Sherlock’s Benedict Cumberbatch as rogue Starfleet officer and assumed traitor John Harrison makes a fascinating foil for the Enterprise gang, as his sinister glare and suspiciously resilient physique reveals a peek into a complex history of human advancement and betrayal dating all the way back to our present time. Even fair-weather fans already know Harrison isn’t who he initially says he is, but the revelation of his true identity allows for an imperative expansion of Abrams’ version of Trek that also coincides with preexisting story elements largely considered written law. It’s a Sherlockdaunting task to maintain alliance with some of the most concrete tenets of the series while establishing plenty of your own signature flair, but Abrams has pulled it off. Again.

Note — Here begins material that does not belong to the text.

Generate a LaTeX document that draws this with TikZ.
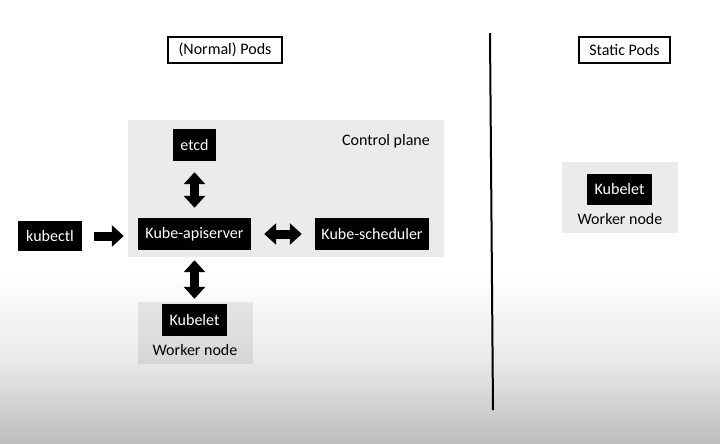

Although he’s become something of a polarizing figure in today’s fastidious geekverse, Abrams’ success bringing philosophical sci-fi to the mainstream is undeniable. LOST can be arguably credited with jump-starting the rabid recap analysis and blogger commentary that’s become a staple in the media zeitgeist. Its influence has permeated through multiple genres and into shows far beyond the more esoteric tastes of the Comic-Con crowd. Abrams’ additional experience cultivating series with more traditionally broad appeal also helps supplement a crowd-pleasing element to his projects that ultimately make him an ideal choice to introduce a fresh-faced Star Trek to the Facebook generation without sacrificing the legacy that’s kept the series relevant for nearly 50 years.

Despite murky metaphorical reference to the exploitative warmongering that followed 9/11, Star Trek Into Darkness mostly keeps its symbolism focused on the still-fictional future and the wisdom awaiting us in a distant unknown. The sophisticated and wholly believable production design is at its best when depicting the advanced metropolises of 23rd-century San Francisco and London, but watching the Enterprise navigate the infinite expanse of outer space itself never fails to impress. The film’s visual spectacle, rife with frenetic editing and copious lens flares, is a shameless rush of pure entertainment and nicely buoys the otherwise serious subject matter. Kirk and Spock both acquire complementary lessons about the importance of vulnerability in the human condition, and the personal journey each character takes (into the proverbial “darkness,” natch) is met with equal parts substance and well-timed levity. At first glance, this Trek might sound like it casts a bleak shadow on a revered cultural staple, but with the help of its able and affable cast, nimble pacing and engrossing spectacle, Abrams’ Darkness actually shines one of the brightest lights you’ll likely see at the box office all summer.

 

Images courtesy of Paramount Pictures

2 Comments

  1. Who wrote this? A.A. Jabrams? Good grief! My mother would be abashed to be so laudatory. Lens flares indeed! To the extent that I almost began to cringe in anticipation of the next excess. Speaking of excessive,or at least strange…the adversaries pious dedication to the preservation of their staff and ‘family’ seem quite hollow as bodies fly off into the vacuum of space like dandelion spore before a summer wind without lament. And what exactly do all these multitudes do? Even given an Enterprise space ship (or the monstrous, testosterone-powered variant of the rogue Admiral, their numbers would seem excessive, unless the Enterprise and Federation are embarked on a Han-like seeding of population throughout the unknown universe. Sigh. I enjoyed it…but suffered.

  2. No, not that Bill. But all the same, Scottie, lock on these coordinates and beam me to a theater near me. After I see the show, I’ll get back to you. Bill out.